= Duncan MacArthur (Manitoba politician) =

Canadian politician (1840–1907)

Duncan MacArthur (May 29, 1840 - January 20, 1907) was a Scottish-born businessman, author and political figure in Manitoba. He represented Assiniboia in 1888 in the Legislative Assembly of Manitoba as a Conservative.

He was born in Nairnshire, the son of John Macarthur and Sarah Dallas, and was educated at the Free Church Academy there. In 1864, he was hired by the Hudson's Bay Company and joined his brother Alexander in Montreal. In 1868, MacArthur succeeded his brother as senior clerk. He became manager of the Merchants' Bank of Canada in Winnipeg in 1871. In 1888, MacArthur helped form the North-West Fire Insurance Company and served as its first president. In the same year, he also became managing director of the Nelson Valley Railway, later part of the Winnipeg and Hudson's Bay Railway and Steamship Company. He then served as president of the Portage, Westbourne and North Western Railway, later known as the Manitoba and North Western Railway Company of Canada, in 1882 and of the Manitoba Central Railway, established in 1883. He was also associated with a private bank, MacArthur, Boyle, and Campbell. In 1885, he became president of the Commercial Bank of Manitoba.

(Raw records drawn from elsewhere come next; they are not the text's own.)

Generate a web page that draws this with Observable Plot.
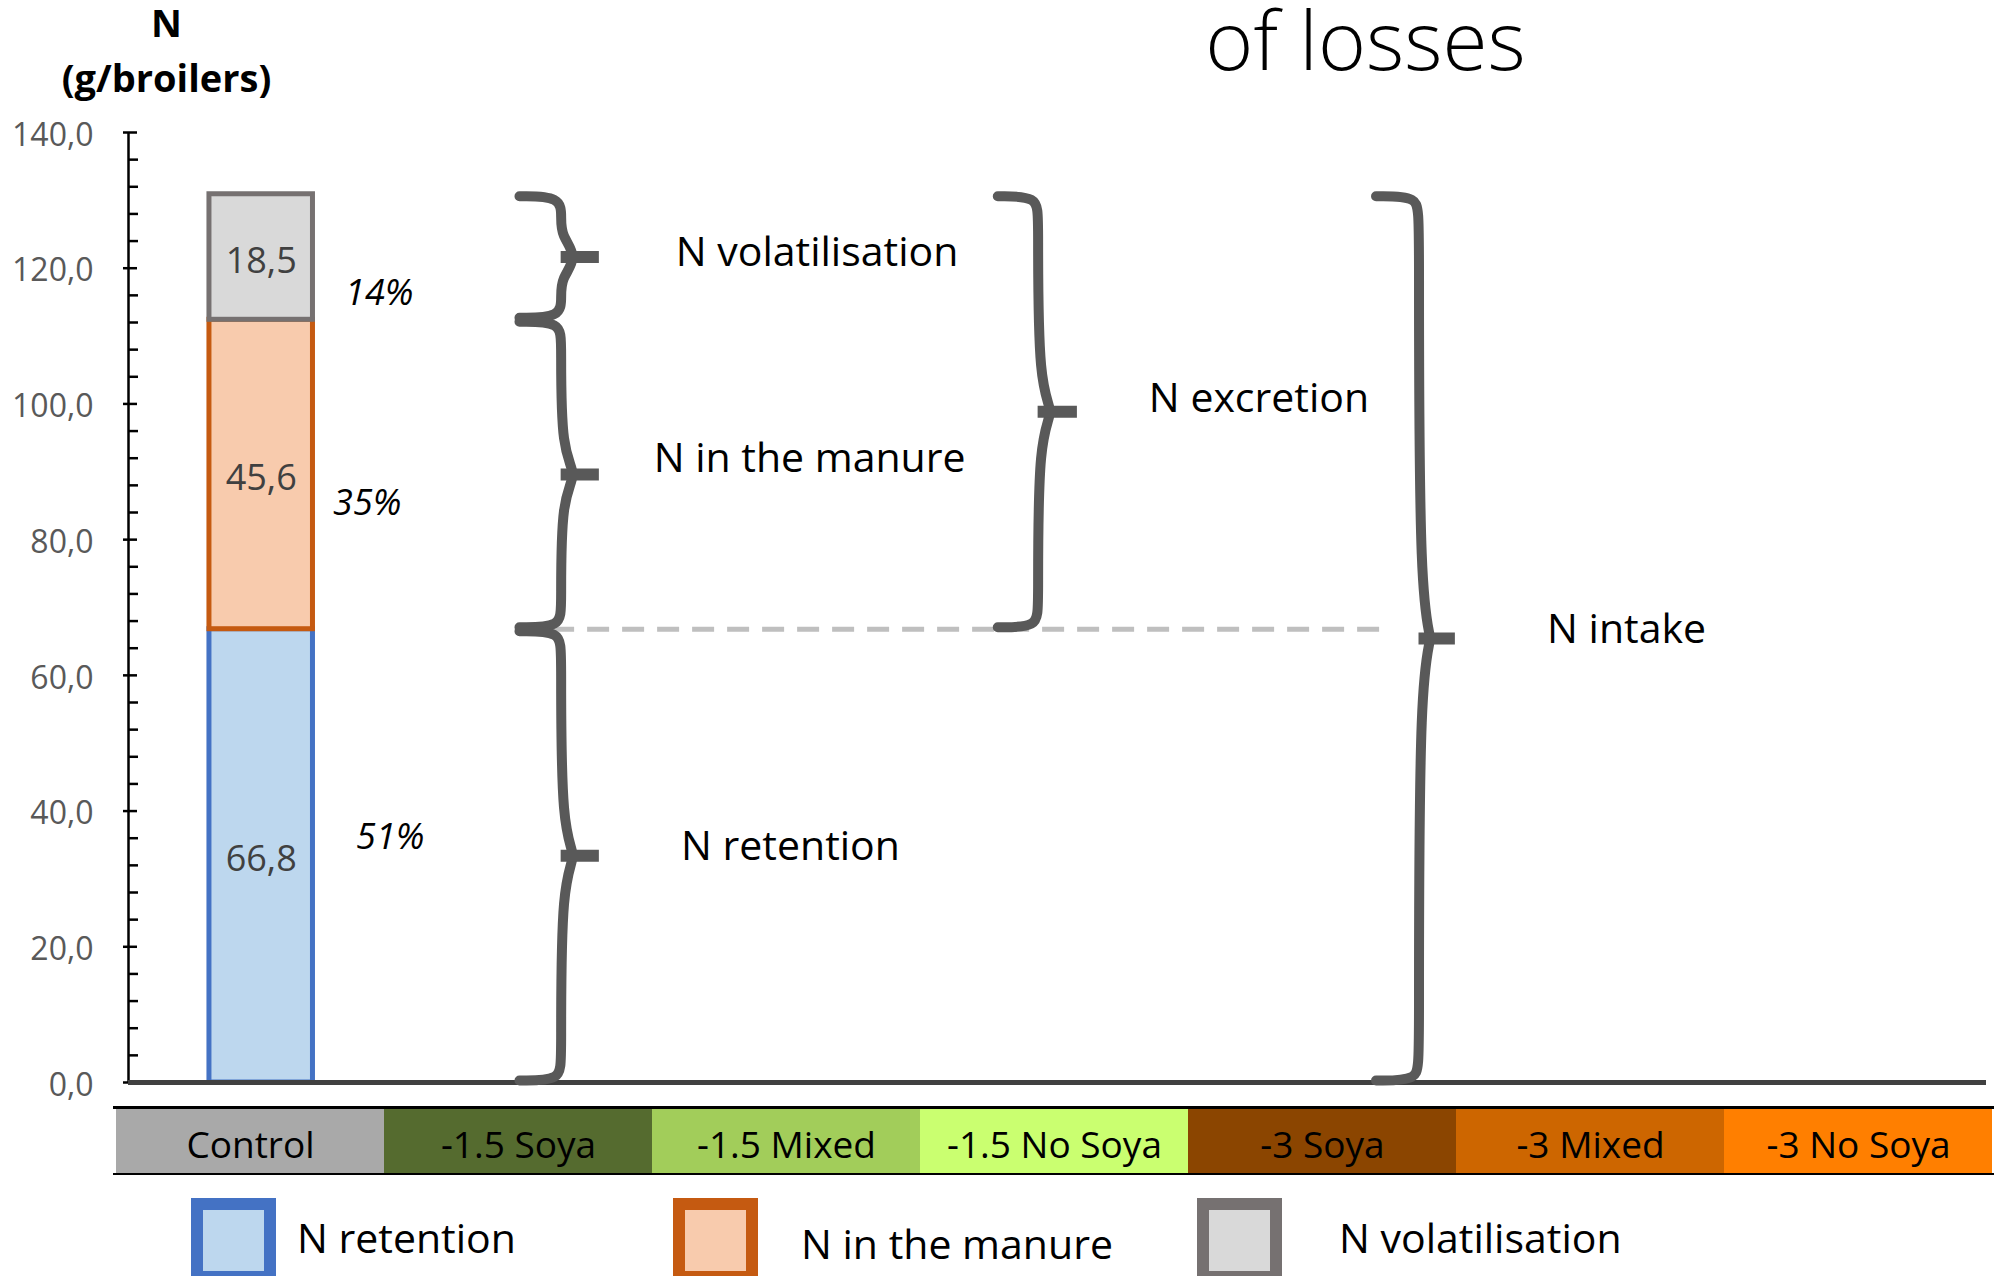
<!DOCTYPE html>
<html>
<head>
<meta charset="utf-8">
<script src="https://cdn.jsdelivr.net/npm/d3@7"></script>
<script src="https://cdn.jsdelivr.net/npm/@observablehq/plot@0.6"></script>
<style>
html, body { margin: 0; padding: 0; background: #fff; overflow: hidden; width: 1994px; height: 1276px; }
svg { display: block; }
#legend { position: relative; height: 101px; font-family: "Open Sans", sans-serif; }
.sw { position: absolute; top: 23px; width: 85px; height: 85px; box-sizing: border-box; border: 12px solid; }
.lt { position: absolute; font-size: 41px; line-height: 41px; white-space: nowrap; color: #000; }
</style>
</head>
<body>
<div id="chart"></div>
<div id="strip"></div>
<div id="legend"></div>
<script>
// ---------------- data ----------------
const treatments = ["Control", "-1.5 Soya", "-1.5 Mixed", "-1.5 No Soya", "-3 Soya", "-3 Mixed", "-3 No Soya"];
const barTreatment = "Control";
const components = ["N retention", "N in the manure", "N volatilisation"];
const values = [66.8, 45.6, 18.5];
const yTicks = [0, 20, 40, 60, 80, 100, 120, 140];
const braceLabels = ["N volatilisation", "N in the manure", "N retention", "N excretion", "N intake"];
const braceFrom = [2, 1, 0, 1, 0];   // first component covered
const braceTo = [2, 1, 0, 2, 2];     // last component covered
const titleText = "of losses";
const yLabel = ["N", "(g/broilers)"];

// ---------------- styles / layout ----------------
const compFill = {"N retention": "#bdd7ee", "N in the manure": "#f8cbad", "N volatilisation": "#d9d9d9"};
const compStroke = {"N retention": "#4472c4", "N in the manure": "#c55a11", "N volatilisation": "#767171"};
const stripFill = {"Control": "#a9a9a9", "-1.5 Soya": "#556b2f", "-1.5 Mixed": "#a2cd5a", "-1.5 No Soya": "#caff70",
  "-3 Soya": "#8b4500", "-3 Mixed": "#cd6600", "-3 No Soya": "#ff7f00"};
const pctOffset = [{dx: 129, dy: -18}, {dx: 106, dy: 29}, {dx: 118, dy: 36}];
const smallG = {xe: 1.473, xs: 1.630, xt: 1.774};
const braceGeom = {
  "N volatilisation": smallG, "N in the manure": smallG, "N retention": smallG,
  "N excretion": {xe: 3.275, xs: 3.427, xt: 3.575},
  "N intake": {xe: 4.700, xs: 4.862, xt: 4.999}
};
const braceLabelPos = {
  "N volatilisation": {x: 2.594, dy: -4}, "N in the manure": {x: 2.566, dy: -16}, "N retention": {x: 2.494, dy: -9},
  "N excretion": {x: 4.259, dy: -13}, "N intake": {x: 5.644, dy: -9}
};
const dashX = [1.466, 4.721];
const legendPos = [{sq: 191, tx: 297, ty: 42}, {sq: 673, tx: 801, ty: 48}, {sq: 1197, tx: 1339, ty: 42}];
const FONT = "Open Sans";

// ---------------- derived ----------------
const fmt1 = v => v.toFixed(1).replace(".", ",");
const total = d3.sum(values);
const cum = Array.from(d3.cumsum(values));
const rows = components.map((c, i) => ({
  component: c, value: values[i], y1: cum[i] - values[i], y2: cum[i],
  mid: cum[i] - values[i] / 2, pct: Math.round(values[i] / total * 100) + "%"
}));
const bi = treatments.indexOf(barTreatment);
const barC = bi + 0.5, barHalf = 0.195;

const braces = braceLabels.map((label, i) => {
  const lo = braceFrom[i] === 0 ? 0 : cum[braceFrom[i] - 1];
  const hi = cum[braceTo[i]];
  return {label, lo, hi, mid: (lo + hi) / 2, ...braceGeom[label]};
});
const bracePts = braces.flatMap(b => {
  const top = b.hi - 0.3, bot = b.lo + 0.3, mid = b.mid, r = 3.2, k = 0.45 * (b.xt - b.xs);
  return [[b.xe, top], [b.xs, top], [b.xs, top - r], [b.xs, mid + r], [b.xs + k, mid],
          [b.xs, mid - r], [b.xs, bot + r], [b.xs, bot], [b.xe, bot]]
    .map(([x, y]) => ({label: b.label, x, y}));
});

const braceColor = "#595959";

const main = Plot.plot({
  width: 1994, height: 1095,
  marginLeft: 128, marginRight: 8, marginTop: 132, marginBottom: 13,
  x: {type: "linear", domain: [0, treatments.length], axis: null},
  y: {domain: [0, 140]},
  color: {type: "identity"},
  style: {fontFamily: FONT, background: "white", overflow: "visible"},
  marks: [
    Plot.ruleY([rows[0].y2], {x1: () => dashX[0], x2: () => dashX[1], stroke: "#bfbfbf", strokeWidth: 5, strokeDasharray: "22,13"}),
    Plot.ruleX([0], {stroke: "black", strokeWidth: 2.5}),
    Plot.axisY({ticks: d3.range(0, 141, 4).filter(d => d % 20 !== 0), tickSize: 10, dx: 10, tickFormat: () => "", label: null, stroke: "black", strokeWidth: 2.5}),
    Plot.axisY({ticks: yTicks, tickSize: 14, dx: 9, tickFormat: () => "", label: null, stroke: "black", strokeWidth: 2.5}),
    Plot.axisY({ticks: yTicks, tickSize: 0, tickPadding: 35, tickFormat: fmt1, label: null, fontSize: 32, color: "#595959", dy: 3}),
    Plot.rectY(rows, {x1: () => barC - barHalf, x2: () => barC + barHalf, y1: "y1", y2: "y2",
      fill: d => compFill[d.component], stroke: d => compStroke[d.component], strokeWidth: 5}),
    Plot.ruleY([0], {stroke: "#404040", strokeWidth: 5}),
    Plot.text(rows, {x: () => barC, y: "mid", text: d => fmt1(d.value), fill: "#404040", fontSize: 36, dy: 4}),
    ...rows.map((d, i) => Plot.text([d], {x: () => barC, y: "mid", text: "pct", fontStyle: "italic", fontSize: 36,
      fill: "black", dx: pctOffset[i].dx, dy: pctOffset[i].dy})),
    Plot.line(bracePts, {x: "x", y: "y", z: "label", curve: "basis", stroke: braceColor, strokeWidth: 10, fill: "none"}),
    Plot.ruleY(braces, {y: "mid", x1: "xs", x2: "xt", stroke: braceColor, strokeWidth: 12}),
    ...braces.map(b => Plot.text([b], {x: d => braceLabelPos[d.label].x, y: "mid", text: "label", fontSize: 41,
      fill: "black", dy: braceLabelPos[b.label].dy})),
    Plot.text([yLabel[0]], {frameAnchor: "top-left", lineAnchor: "middle", text: d => d, textAnchor: "middle", dx: 38, dy: -108, fontSize: 38, fontWeight: "bold", fill: "black"}),
    Plot.text([yLabel[1]], {frameAnchor: "top-left", lineAnchor: "middle", text: d => d, textAnchor: "middle", dx: 38, dy: -53, fontSize: 38, fontWeight: "bold", fill: "black"}),
    Plot.text([titleText], {frameAnchor: "top-left", lineAnchor: "middle", text: d => d, textAnchor: "middle", dx: 1237, dy: -89, fontSize: 82, fontWeight: 300, fill: "black"})
  ]
});
document.getElementById("chart").appendChild(main);

const strip = Plot.plot({
  width: 1994, height: 80,
  marginLeft: 113, marginRight: 0, marginTop: 12, marginBottom: 1,
  x: {type: "band", domain: treatments, padding: 0, axis: null},
  y: {domain: [0, 1], axis: null},
  color: {type: "identity"},
  style: {fontFamily: FONT, background: "white"},
  marks: [
    Plot.cell(treatments, {x: d => d, fill: d => stripFill[d]}),
    Plot.text(treatments, {x: d => d, text: d => d, fontSize: 37, fill: "black", dy: 5}),
    Plot.ruleY([0, 1], {stroke: "black", strokeWidth: 3})
  ]
});
document.getElementById("strip").appendChild(strip);

const legend = document.getElementById("legend");
components.forEach((c, i) => {
  const sq = document.createElement("div");
  sq.className = "sw";
  sq.style.left = legendPos[i].sq + "px";
  sq.style.borderColor = compStroke[c];
  sq.style.background = compFill[c];
  legend.appendChild(sq);
  const t = document.createElement("div");
  t.className = "lt";
  t.style.left = legendPos[i].tx + "px";
  t.style.top = legendPos[i].ty + "px";
  t.textContent = c;
  legend.appendChild(t);
});
</script>
</body>
</html>
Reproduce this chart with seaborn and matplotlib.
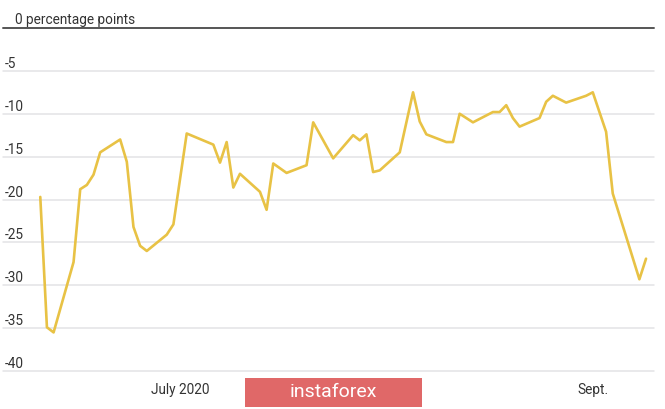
import numpy as np
import pandas as pd
import matplotlib.pyplot as plt
from matplotlib.patches import Rectangle
import seaborn as sns

# data (daily points, percentage points)
dates = ['2020-06-10', '2020-06-11', '2020-06-12', '2020-06-15', '2020-06-16',
         '2020-06-17', '2020-06-18', '2020-06-19', '2020-06-22', '2020-06-23',
         '2020-06-24', '2020-06-25', '2020-06-26', '2020-06-29', '2020-06-30',
         '2020-07-02', '2020-07-06', '2020-07-07', '2020-07-08', '2020-07-09',
         '2020-07-10', '2020-07-13', '2020-07-14', '2020-07-15', '2020-07-17',
         '2020-07-20', '2020-07-21', '2020-07-24', '2020-07-27', '2020-07-28',
         '2020-07-29', '2020-07-30', '2020-07-31', '2020-08-03', '2020-08-05',
         '2020-08-06', '2020-08-07', '2020-08-10', '2020-08-11', '2020-08-12',
         '2020-08-14', '2020-08-17', '2020-08-18', '2020-08-19', '2020-08-20',
         '2020-08-21', '2020-08-24', '2020-08-25', '2020-08-26', '2020-08-28',
         '2020-08-31', '2020-09-01', '2020-09-03', '2020-09-04', '2020-09-08',
         '2020-09-09']
values = [-19.7, -34.9, -35.5, -27.3, -18.8, -18.3, -17.1, -14.5, -13.0, -15.6,
          -23.2, -25.4, -26.0, -24.1, -22.9, -12.3, -13.6, -15.7, -13.3, -18.6,
          -17.0, -19.1, -21.2, -15.8, -16.9, -16.0, -11.0, -15.2, -12.5, -13.1,
          -12.4, -16.8, -16.6, -14.5, -7.5, -10.9, -12.4, -13.3, -13.3, -10.0,
          -11.0, -9.8, -9.8, -9.0, -10.5, -11.5, -10.5, -8.6, -7.9, -8.7,
          -7.9, -7.5, -12.1, -19.3, -29.3, -26.9]

y_ticks = [0, -5, -10, -15, -20, -25, -30, -35, -40]
y_labels = ['', '-5', '-10', '-15', '-20', '-25', '-30', '-35', '-40']
unit_label = '0 percentage points'
x_ticks = ['2020-07-01', '2020-08-01', '2020-09-01']
x_labels = ['July 2020', '', 'Sept.']  # Aug. label sits under the banner

df = pd.DataFrame({'date': pd.to_datetime(dates), 'value': values})

sns.set_style('white')
plt.rcParams['font.family'] = ['Roboto', 'DejaVu Sans']

fig = plt.figure(figsize=(6.65, 4.09), dpi=100)
ax = fig.add_axes([0.0045, 0.0929, 0.979, 0.8386])

sns.lineplot(data=df, x='date', y='value', color='#e8c245', linewidth=1.9, ax=ax, zorder=3)

jul1 = pd.Timestamp('2020-07-01')
ax.set_xlim(jul1 - pd.Timedelta(days=26.6), jul1 + pd.Timedelta(days=71.2))
ax.set_ylim(-40, 0)

# grid
for t in y_ticks[1:]:
    ax.axhline(t, color='#e3e3e6', linewidth=1.1, zorder=1, clip_on=False)
ax.axhline(0, color='#555555', linewidth=1.4, zorder=2, clip_on=False)

for s in ax.spines.values():
    s.set_visible(False)

ax.set_yticks(y_ticks)
ax.set_yticklabels(y_labels)
ax.tick_params(axis='y', length=0, pad=-1, labelsize=9.8, labelcolor='#333333')
for lab in ax.get_yticklabels():
    lab.set_horizontalalignment('left')
    lab.set_verticalalignment('bottom')

# unit label on the zero line, indented a little like the original
trans = ax.get_yaxis_transform()
ax.annotate(unit_label, xy=(0, y_ticks[0]), xycoords=trans, xytext=(9, 0.5),
            textcoords='offset points', ha='left', va='bottom',
            fontsize=9.8, color='#333333')

ax.set_xticks(pd.to_datetime(x_ticks))
ax.set_xticklabels(x_labels)
ax.tick_params(axis='x', direction='out', length=3.5, width=1, color='#444444',
               pad=5, labelsize=9.8, labelcolor='#333333')
ax.set_xlabel('')
ax.set_ylabel('')

# watermark banner
fig.patches.append(Rectangle((0.368, 0.005), 0.266, 0.071, transform=fig.transFigure,
                             facecolor='#e06868', edgecolor='none', zorder=5))
fig.text(0.5008, 0.0405, 'instaforex', color='white', fontsize=14,
         ha='center', va='center', zorder=6)

fig.savefig('out.png', dpi=100)
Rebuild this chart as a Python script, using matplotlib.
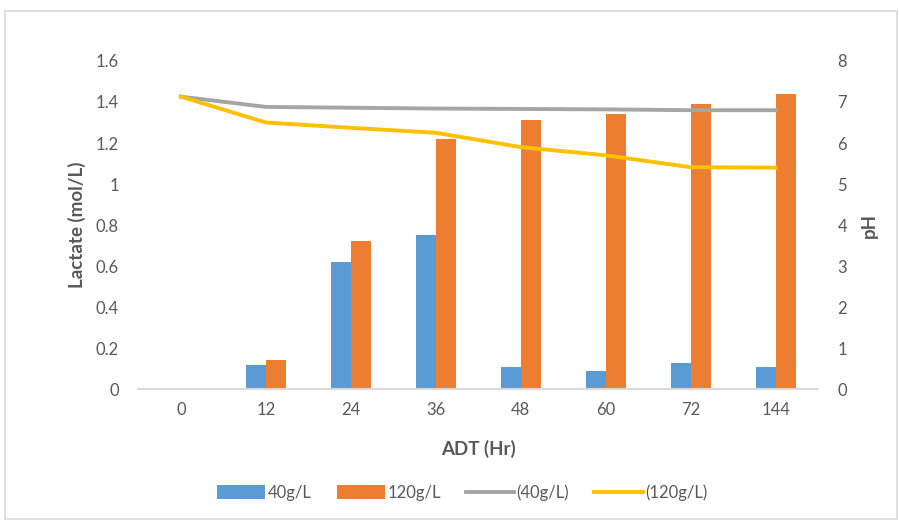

He was elected to the Manitoba assembly in a by-election held in January 1888. In the 1888 general election, MacArthur lost to John Norquay in the riding of Kildonan by two votes.

MacArthur was married three times: first to Catherine Robertson in 1873, then to Christian Ross in 1876 and finally to Elizabeth, the daughter of James Charles McKeagney in 1886.

He was the author of The Scottish Highlander: his origin, literature, language and general characteristics, published in 1893. He also published two manuscript histories of the fur trade which are stored in the Manitoba provincial archives.

Following the collapse of the Commercial Bank of Manitoba in 1893, MacArthur moved to Chicago in 1898. He later settled in Reaburn, Manitoba but died in Chicago while on business in 1907 and was buried in Winnipeg.